▸ What you will do
What is needed is the run of lines from the one containing "Emit a web page" through the one containing "const arcs=d3.pie().sort(null).value(d=>d)(values);", echoed exactly, with both ends kept and nothing added.

+++

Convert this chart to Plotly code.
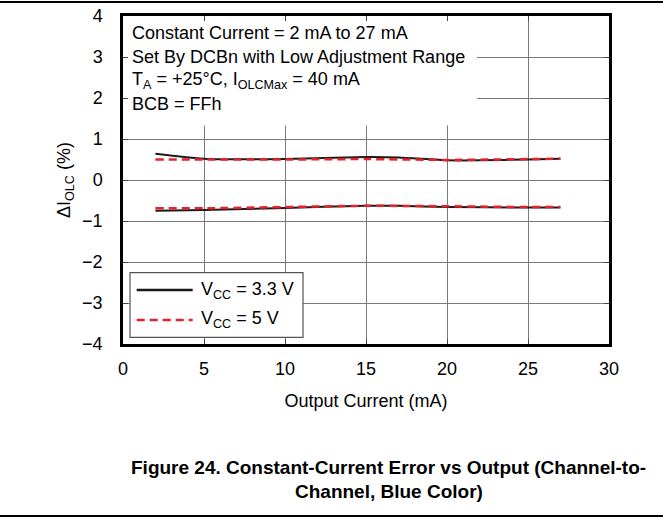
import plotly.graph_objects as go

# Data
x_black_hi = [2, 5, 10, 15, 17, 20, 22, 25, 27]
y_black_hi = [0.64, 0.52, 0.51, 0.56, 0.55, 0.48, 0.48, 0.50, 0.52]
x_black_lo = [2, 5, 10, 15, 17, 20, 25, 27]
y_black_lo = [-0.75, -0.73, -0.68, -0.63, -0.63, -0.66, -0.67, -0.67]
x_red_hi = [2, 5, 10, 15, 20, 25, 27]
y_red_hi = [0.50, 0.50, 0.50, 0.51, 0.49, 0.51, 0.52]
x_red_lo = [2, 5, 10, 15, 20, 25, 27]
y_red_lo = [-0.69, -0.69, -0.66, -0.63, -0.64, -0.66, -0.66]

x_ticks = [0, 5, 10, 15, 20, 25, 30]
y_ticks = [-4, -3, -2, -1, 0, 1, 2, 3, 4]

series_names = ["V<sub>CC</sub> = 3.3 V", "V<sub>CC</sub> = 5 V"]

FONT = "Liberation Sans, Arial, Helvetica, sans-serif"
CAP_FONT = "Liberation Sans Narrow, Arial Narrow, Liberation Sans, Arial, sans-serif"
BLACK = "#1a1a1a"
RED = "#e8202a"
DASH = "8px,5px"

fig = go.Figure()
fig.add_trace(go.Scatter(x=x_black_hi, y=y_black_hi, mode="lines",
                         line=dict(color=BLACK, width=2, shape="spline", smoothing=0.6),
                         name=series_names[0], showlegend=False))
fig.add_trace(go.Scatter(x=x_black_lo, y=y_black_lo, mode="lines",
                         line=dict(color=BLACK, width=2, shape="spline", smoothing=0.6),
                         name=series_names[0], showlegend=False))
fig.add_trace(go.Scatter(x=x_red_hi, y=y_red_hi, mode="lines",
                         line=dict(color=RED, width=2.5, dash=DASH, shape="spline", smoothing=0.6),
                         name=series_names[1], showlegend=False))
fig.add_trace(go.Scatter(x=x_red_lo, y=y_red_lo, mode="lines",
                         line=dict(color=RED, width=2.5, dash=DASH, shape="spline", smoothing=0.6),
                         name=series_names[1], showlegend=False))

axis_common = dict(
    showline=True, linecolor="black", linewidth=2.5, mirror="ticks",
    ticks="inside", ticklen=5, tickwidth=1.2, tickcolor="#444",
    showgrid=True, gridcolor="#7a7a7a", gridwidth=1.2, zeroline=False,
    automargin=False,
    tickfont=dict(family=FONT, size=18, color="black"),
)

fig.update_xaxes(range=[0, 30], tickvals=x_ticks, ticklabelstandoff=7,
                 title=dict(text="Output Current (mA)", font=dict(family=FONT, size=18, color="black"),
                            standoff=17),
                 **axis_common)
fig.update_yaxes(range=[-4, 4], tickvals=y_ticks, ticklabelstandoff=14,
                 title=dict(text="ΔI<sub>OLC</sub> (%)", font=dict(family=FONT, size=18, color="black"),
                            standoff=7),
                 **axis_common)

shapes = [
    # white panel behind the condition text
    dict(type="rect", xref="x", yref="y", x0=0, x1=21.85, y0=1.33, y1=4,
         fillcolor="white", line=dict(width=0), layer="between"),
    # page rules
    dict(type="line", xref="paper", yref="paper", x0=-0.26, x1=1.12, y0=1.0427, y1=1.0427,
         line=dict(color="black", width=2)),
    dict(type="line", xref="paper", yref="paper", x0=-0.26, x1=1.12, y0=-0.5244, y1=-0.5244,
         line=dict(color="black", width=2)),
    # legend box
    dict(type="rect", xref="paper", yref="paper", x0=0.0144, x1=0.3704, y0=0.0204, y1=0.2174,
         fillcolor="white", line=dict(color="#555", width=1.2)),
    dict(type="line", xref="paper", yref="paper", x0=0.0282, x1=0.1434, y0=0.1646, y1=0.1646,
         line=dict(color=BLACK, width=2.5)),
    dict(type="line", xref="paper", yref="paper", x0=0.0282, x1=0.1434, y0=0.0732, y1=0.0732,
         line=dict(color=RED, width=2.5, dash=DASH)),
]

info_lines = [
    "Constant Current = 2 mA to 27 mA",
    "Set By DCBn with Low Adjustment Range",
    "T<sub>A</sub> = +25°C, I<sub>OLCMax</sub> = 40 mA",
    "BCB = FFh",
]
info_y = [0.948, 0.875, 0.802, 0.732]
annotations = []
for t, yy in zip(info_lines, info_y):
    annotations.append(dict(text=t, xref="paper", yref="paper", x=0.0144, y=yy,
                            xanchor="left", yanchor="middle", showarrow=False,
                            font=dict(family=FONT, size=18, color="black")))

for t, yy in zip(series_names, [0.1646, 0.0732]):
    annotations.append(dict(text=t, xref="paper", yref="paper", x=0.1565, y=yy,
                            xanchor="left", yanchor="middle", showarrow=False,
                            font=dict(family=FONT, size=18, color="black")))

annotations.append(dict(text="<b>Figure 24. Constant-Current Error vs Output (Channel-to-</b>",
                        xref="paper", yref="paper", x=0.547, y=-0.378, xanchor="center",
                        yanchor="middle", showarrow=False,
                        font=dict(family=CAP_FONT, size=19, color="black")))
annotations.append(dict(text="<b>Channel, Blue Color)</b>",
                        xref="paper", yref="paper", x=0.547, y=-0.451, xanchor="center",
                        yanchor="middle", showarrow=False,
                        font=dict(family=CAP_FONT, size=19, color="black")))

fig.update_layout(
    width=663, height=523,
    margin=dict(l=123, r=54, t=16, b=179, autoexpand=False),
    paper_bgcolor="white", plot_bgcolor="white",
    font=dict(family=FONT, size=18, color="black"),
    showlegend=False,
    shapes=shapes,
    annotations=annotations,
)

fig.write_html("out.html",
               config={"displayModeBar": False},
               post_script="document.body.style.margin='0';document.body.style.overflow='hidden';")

+++

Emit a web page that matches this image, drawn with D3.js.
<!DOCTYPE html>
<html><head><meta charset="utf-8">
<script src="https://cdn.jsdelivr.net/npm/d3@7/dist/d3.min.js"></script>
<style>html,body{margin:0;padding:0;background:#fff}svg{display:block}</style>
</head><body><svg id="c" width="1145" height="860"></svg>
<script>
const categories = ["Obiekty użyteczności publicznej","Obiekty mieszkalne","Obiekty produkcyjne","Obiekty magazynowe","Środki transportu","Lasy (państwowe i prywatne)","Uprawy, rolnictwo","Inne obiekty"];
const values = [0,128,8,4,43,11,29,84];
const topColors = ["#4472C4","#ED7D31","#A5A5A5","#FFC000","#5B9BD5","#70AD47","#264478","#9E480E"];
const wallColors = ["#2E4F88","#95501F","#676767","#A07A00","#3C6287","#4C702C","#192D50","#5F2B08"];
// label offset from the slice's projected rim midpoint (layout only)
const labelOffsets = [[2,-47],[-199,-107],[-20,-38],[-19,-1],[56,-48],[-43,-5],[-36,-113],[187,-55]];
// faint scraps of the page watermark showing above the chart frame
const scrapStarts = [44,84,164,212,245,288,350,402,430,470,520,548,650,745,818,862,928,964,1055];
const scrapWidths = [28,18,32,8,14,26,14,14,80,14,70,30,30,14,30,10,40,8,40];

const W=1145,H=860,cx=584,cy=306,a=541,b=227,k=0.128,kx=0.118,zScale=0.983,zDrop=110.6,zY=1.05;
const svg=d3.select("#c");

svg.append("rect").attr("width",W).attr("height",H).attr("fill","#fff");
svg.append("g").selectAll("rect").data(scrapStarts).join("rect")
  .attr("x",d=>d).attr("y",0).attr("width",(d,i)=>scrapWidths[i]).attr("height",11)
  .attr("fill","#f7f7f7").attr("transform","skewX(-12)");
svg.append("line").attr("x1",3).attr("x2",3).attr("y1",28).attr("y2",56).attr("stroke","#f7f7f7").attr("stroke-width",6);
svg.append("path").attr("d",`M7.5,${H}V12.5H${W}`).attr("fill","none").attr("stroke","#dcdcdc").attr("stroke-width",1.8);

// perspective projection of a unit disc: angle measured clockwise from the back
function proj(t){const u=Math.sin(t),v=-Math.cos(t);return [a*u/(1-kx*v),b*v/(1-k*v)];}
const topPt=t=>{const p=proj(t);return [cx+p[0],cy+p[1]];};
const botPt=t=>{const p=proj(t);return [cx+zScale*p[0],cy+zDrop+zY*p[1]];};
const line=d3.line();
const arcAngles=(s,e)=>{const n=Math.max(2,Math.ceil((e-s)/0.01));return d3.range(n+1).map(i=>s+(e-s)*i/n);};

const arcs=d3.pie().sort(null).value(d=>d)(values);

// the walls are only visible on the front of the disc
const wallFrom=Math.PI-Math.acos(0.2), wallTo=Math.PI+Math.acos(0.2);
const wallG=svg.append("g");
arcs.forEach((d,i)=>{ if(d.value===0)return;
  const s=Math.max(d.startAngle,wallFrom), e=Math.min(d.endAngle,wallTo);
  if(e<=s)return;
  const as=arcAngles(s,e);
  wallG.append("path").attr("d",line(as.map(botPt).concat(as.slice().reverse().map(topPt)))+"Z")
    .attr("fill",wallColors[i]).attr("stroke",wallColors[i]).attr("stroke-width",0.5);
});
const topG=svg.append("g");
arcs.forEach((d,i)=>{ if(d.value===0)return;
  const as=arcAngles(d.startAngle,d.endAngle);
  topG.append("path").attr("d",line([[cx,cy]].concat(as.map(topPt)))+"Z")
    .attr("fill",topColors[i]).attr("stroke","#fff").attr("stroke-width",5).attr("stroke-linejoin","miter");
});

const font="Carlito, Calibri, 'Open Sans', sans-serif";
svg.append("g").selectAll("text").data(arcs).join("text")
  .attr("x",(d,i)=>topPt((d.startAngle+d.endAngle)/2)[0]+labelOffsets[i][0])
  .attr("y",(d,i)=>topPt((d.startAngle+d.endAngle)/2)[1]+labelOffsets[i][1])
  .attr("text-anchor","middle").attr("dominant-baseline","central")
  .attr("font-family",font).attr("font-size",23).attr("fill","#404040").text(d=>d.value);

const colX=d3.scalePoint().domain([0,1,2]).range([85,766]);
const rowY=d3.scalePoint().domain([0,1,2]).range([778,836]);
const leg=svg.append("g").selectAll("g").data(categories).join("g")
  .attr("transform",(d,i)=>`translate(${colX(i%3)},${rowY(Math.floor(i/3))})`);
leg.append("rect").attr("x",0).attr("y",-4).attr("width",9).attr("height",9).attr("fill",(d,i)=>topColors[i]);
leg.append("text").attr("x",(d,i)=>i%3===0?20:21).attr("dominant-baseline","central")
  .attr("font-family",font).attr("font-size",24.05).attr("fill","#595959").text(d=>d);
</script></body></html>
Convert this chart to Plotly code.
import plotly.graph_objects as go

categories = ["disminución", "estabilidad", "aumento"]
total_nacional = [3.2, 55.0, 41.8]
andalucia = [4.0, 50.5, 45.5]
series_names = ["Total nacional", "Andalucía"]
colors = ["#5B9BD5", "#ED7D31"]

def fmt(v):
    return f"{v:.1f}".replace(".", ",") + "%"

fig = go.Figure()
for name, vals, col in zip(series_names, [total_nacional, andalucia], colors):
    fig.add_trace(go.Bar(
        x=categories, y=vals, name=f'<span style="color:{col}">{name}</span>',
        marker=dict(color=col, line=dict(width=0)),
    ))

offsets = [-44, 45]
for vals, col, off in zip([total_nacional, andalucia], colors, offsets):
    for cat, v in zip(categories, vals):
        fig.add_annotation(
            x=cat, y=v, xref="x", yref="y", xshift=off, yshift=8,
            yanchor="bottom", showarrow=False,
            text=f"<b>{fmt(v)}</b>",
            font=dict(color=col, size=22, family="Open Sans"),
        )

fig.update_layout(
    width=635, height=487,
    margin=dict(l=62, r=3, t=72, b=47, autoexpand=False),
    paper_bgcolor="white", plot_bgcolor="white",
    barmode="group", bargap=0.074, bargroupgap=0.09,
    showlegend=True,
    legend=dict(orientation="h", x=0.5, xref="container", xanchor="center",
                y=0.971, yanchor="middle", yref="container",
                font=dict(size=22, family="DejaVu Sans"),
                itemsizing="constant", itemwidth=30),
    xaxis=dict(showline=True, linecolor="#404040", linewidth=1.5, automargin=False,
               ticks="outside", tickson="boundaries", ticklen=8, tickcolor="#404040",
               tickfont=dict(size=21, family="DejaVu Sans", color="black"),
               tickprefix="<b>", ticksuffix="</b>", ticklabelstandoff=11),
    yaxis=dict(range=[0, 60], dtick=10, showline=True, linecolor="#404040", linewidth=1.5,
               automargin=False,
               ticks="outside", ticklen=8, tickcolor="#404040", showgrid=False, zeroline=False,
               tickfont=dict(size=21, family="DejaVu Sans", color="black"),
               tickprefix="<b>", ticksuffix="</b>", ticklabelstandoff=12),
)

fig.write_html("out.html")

+++

▸ Result of this exercise
Emit a web page that matches this image, drawn with D3.js.
<!DOCTYPE html>
<html><head><meta charset="utf-8">
<script src="https://cdn.jsdelivr.net/npm/d3@7/dist/d3.min.js"></script>
<style>html,body{margin:0;padding:0;background:#fff}svg{display:block}</style>
</head><body><svg id="c" width="1145" height="860"></svg>
<script>
const categories = ["Obiekty użyteczności publicznej","Obiekty mieszkalne","Obiekty produkcyjne","Obiekty magazynowe","Środki transportu","Lasy (państwowe i prywatne)","Uprawy, rolnictwo","Inne obiekty"];
const values = [0,128,8,4,43,11,29,84];
const topColors = ["#4472C4","#ED7D31","#A5A5A5","#FFC000","#5B9BD5","#70AD47","#264478","#9E480E"];
const wallColors = ["#2E4F88","#95501F","#676767","#A07A00","#3C6287","#4C702C","#192D50","#5F2B08"];
// label offset from the slice's projected rim midpoint (layout only)
const labelOffsets = [[2,-47],[-199,-107],[-20,-38],[-19,-1],[56,-48],[-43,-5],[-36,-113],[187,-55]];
// faint scraps of the page watermark showing above the chart frame
const scrapStarts = [44,84,164,212,245,288,350,402,430,470,520,548,650,745,818,862,928,964,1055];
const scrapWidths = [28,18,32,8,14,26,14,14,80,14,70,30,30,14,30,10,40,8,40];

const W=1145,H=860,cx=584,cy=306,a=541,b=227,k=0.128,kx=0.118,zScale=0.983,zDrop=110.6,zY=1.05;
const svg=d3.select("#c");

svg.append("rect").attr("width",W).attr("height",H).attr("fill","#fff");
svg.append("g").selectAll("rect").data(scrapStarts).join("rect")
  .attr("x",d=>d).attr("y",0).attr("width",(d,i)=>scrapWidths[i]).attr("height",11)
  .attr("fill","#f7f7f7").attr("transform","skewX(-12)");
svg.append("line").attr("x1",3).attr("x2",3).attr("y1",28).attr("y2",56).attr("stroke","#f7f7f7").attr("stroke-width",6);
svg.append("path").attr("d",`M7.5,${H}V12.5H${W}`).attr("fill","none").attr("stroke","#dcdcdc").attr("stroke-width",1.8);

// perspective projection of a unit disc: angle measured clockwise from the back
function proj(t){const u=Math.sin(t),v=-Math.cos(t);return [a*u/(1-kx*v),b*v/(1-k*v)];}
const topPt=t=>{const p=proj(t);return [cx+p[0],cy+p[1]];};
const botPt=t=>{const p=proj(t);return [cx+zScale*p[0],cy+zDrop+zY*p[1]];};
const line=d3.line();
const arcAngles=(s,e)=>{const n=Math.max(2,Math.ceil((e-s)/0.01));return d3.range(n+1).map(i=>s+(e-s)*i/n);};

const arcs=d3.pie().sort(null).value(d=>d)(values);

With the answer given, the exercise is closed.